Anyhow, after I saw that and felt a love all through my entire soul and body that not even a Sunday mornin’ on Lake Stangley sittin’ on a cooler filled with largemouth can sniff, I had a little time to reflect,” Bell said, with tears in his eyes.

“And I thought about Donnie Chuggs and Ronnie Chuggs. Ashley Holt and his Grave Digger tattoo and his resiliency after that boar took him out at Root Creek. And I thought of Nacho Davis and his sister Dawn’Tonya, and even Bartrez.
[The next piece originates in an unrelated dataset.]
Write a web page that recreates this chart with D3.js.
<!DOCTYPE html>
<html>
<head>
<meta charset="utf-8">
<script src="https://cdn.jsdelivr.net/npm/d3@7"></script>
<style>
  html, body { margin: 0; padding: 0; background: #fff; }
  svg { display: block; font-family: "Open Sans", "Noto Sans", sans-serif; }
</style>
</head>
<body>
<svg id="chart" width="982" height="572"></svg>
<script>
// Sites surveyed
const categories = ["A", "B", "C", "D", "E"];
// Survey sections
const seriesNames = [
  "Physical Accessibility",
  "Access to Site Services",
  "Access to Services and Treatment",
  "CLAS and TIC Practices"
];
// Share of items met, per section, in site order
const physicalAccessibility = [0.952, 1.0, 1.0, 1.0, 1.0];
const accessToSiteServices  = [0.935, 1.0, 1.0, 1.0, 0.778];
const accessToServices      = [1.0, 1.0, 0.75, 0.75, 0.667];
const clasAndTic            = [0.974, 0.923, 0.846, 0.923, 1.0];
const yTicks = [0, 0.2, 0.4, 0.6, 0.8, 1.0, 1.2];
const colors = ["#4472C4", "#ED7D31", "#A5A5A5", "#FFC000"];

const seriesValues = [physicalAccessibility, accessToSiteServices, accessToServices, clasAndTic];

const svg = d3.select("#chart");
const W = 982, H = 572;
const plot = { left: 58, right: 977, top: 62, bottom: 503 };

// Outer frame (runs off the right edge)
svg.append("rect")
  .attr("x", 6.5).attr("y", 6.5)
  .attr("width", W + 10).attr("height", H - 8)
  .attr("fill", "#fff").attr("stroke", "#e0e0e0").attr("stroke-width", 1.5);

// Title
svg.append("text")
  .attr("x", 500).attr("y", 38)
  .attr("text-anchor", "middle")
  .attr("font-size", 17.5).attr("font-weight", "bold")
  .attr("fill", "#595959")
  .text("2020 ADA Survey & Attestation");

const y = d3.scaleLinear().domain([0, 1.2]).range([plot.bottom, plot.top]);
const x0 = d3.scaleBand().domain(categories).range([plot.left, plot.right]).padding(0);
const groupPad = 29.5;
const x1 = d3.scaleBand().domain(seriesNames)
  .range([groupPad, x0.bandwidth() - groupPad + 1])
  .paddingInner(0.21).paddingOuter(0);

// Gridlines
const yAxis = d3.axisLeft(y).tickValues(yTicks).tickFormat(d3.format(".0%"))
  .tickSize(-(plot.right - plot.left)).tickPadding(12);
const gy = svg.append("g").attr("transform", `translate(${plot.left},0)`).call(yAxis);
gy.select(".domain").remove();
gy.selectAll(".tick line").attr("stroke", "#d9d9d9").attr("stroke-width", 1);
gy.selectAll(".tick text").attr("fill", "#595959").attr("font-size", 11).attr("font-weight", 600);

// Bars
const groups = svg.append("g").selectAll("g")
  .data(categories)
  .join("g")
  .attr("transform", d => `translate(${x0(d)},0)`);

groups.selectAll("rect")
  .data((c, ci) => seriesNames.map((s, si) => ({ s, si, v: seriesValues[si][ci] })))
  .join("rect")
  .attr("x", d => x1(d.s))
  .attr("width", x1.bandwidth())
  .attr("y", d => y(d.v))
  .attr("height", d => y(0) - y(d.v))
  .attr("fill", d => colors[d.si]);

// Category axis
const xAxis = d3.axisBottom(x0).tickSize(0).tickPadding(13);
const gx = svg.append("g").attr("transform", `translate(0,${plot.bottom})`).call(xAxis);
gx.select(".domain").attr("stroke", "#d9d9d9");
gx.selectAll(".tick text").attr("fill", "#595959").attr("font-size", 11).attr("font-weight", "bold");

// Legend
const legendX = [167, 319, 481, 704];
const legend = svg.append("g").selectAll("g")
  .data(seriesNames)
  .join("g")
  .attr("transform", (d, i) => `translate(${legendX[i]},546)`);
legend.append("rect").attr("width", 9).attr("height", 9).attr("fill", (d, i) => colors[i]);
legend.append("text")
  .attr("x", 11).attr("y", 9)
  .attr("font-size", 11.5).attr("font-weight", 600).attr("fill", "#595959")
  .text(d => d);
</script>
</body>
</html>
And I thought about how much I loved watchin’ Reptile Henderson throw a magnificent 45-yard post, even though he just got called for three straight unsportsmanlike penalties that backed us up to a 4th-down and 50. I thought about all those other teams with players that wish they were as cool as ours, and I just couldn’t help but feel grateful that I even got to know our boys and their coaches and their mamas at all.

It’s somethin’ special, it truly is. And even though I still hate Briarton because they’re dirty cheats – and I’m prayin’ for em, I am.

I guess one way to put it is high school games and teams and towns still feel like magic and college and pro are startin’ to feel too much like a science.

And as long as I’m here playin’ this overtime game of life, I’m gonna try as hard as I can to make sure other people realize how special this one magical little part of our time on earth really is.

And if you got a little part of earth, or a big part of earth on your property givin’ you trouble, be sure to dial up One Nation Excavation. If you don’t dig em, their first dig’s free.”